A strategic alliance is a cooperative agreement with another company to combine resources in a way that is beneficial to both parties. Unlike a merger, both companies maintain their individual identities, goals, mission, etc. The purpose of the alliance is simply to create opportunities for the two companies to work together to achieve a specified goal: promotion, purchasing, product manufacturing, or something else entirely.

SMEs seeking alliances often think too small. Too often, a SME asks the potential partner for an endorsement in return for putting the partner’s logo on the company’s website. That’s not strategic.

And some think only of what the potential partner can do for their company. Strategic alliances have to create a situation where both parties gain something; otherwise, they’re not partnerships.

How to choose wisely? Begin by conducting a strategic analysis of the market sectors and target audiences that make the most sense for your business. What are the most profitable areas? Where is the greatest growth? Understand clearly where you are, so that you can find the partners that best complement you.

Once you’ve done the right analysis, ponder the following questions: What’s your gut feeling about the partner you’re considering? Is there synergy? Do your potential partners have a solid understanding of your objectives and goals, and are they genuinely excited about joining forces for an alliance?

However, more important than forming an alliance is how to manage one.

Too often, businesspeople get so caught up in the potential benefits of strategic partnerships that they neglect mundane but important management issues. “The first thing people talk about is ‘How will we make money? How will we split the pie up?'”, says Robert Porter Lynch, president of The Warren Co., a Providence, R.I. consulting firm. “Well, they haven’t even made the pie yet.” What’s more, the pie’s recipe is complicated. A trusting relationship, complementary products or services, and similar corporate cultures are important –but they aren’t enough to make an alliance succeed. You have to manage the details, too.

To succeed, alliances must penetrate organizations deeply, so that their goals are agreed upon at all levels. That lesson is especially important when small companies forge alliances with large corporations, where employees change positions often. “You should be dealing with at least two people,” says Jana Matthews, coauthor of “Winning Combinations.”

“If someone is enough of a risk taker to start an alliance with a small company, then it’s likely they’ll rise out of their current position.”

You must also control the flow of information — especially when dealing with larger competitors — and pay attention to your staff and middle managers and immediately deal with the difficulties they’re having with the relationship. Alliances sound great, but it all falls apart in the twinkling of an eye if the performance isn’t there.

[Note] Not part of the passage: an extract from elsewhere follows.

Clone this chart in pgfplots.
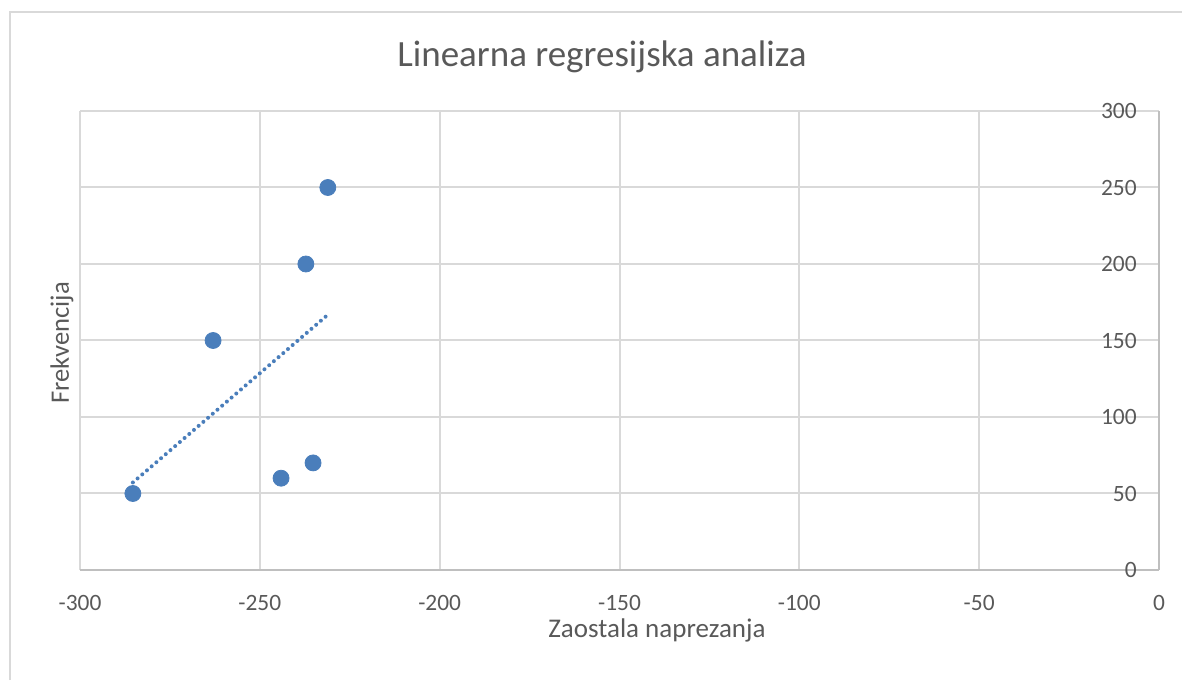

Effective business alliances require attention to several facets. Strategic alliances are all about relationships because they’re built on trust, dedication, and mutual interests. Ask how you can enhance each other’s growth and profitability. Each party has to be prepared to dedicate resources and understand that strategic alliances take time to develop and time to maintain.

You can’t make an impact without the active engagement of the top people of the organizations involved. Together, what your potential partners tell you will not only give you clues to their needs, but also may influence your thinking in ways you’ve never even imagined.

And don’t shy away from seeking outside advice.

Engaging a mergers and acquisitions intermediary may even help you by poking holes in your plans and pointing out why the alliance might not work. “It’s such an advantage if you can get people to tell you where the problems might be,” says Stanford Business School lecturer Irv Grousbeck, a cofounder of Continental Cablevision. “Being surprised is the worst thing for an entrepreneur.”